Diocese of Covington Schools to Return In-Person on Aug. 17
Schools within the Diocese of Covington will reopen on Monday, August 17, an announcement said.
Bishop Roger Foys and Diocesan Schools Superintendent Mike Clines sent a letter to local Catholic school leaders informing them of the decision.
In a news release, the diocese said that the decision was made after consulting the bishops of Lexington, Louisville, and Owensboro, and Catholic school communities.
The diocese previously released its "COVID-19 Return to School Requirements", laying out the plans for what they hope is a safe reopening amid the ongoing pandemic.
The plan includes at-home learning as an option for those families who believe that to be the best option.
Implementation of the requirements will be monitored at each school, a news release said.
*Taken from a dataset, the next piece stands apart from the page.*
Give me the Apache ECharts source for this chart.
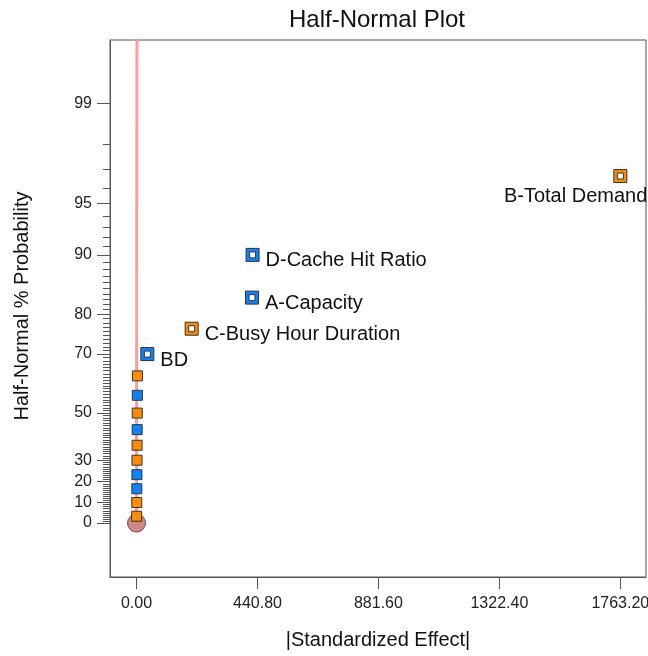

During the week of September 6, the situation will be evaluated and needed changes would be made at that time, the diocese said.
The diocese identified the following factors in making its decision:
• Pastors, administrators, faculty and staff have been working diligently throughout the summer with their local COVID-19 task force to prepare schools for strict adherence to the COVID-19 requirements. Their commitment to the students is evidenced by the excitement, seriousness and creativity in creating environments that meet the educational and safety needs of their students.
• A desire among the community — priests, principals, parents and students — to be given an opportunity to implement the plans that have been scrupulously developed; and their stated confidence in the plans.
• The understanding that education includes formation of the entire student — mind, body and soul — and is preferably accomplished in a faith community. Our concern for the welfare of our students includes their educational, emotional, social and spiritual development.
“As we move forward, we thank our parents for their support,” Foys and Clines said in their letter to Catholic school leaders. “The health of our schools will depend in large part on the health of each individual student. We are depending on our parents to monitor their child’s health every day and to keep their child home when they are sick.”
Parents are expected to adhere to the guidelines which include frequently washing hands, wearing a mask, maintaining proper social distancing and eliminating unnecessary travel.
“We express our deepest gratitude to our school leaders for their selfless commitment to Catholic education,” they said.
Governor Andy Beshear recommended that schools hold off on in-person learning until at least September 28 since the state is experiencing COVID-19 infections at a higher rate than earlier on in the pandemic.
Many local public schools have changed their plans based on that recommendation and instead of what some had hoped to be a hybrid approach, to include in-person and virtual learning, will stick to online learning for now.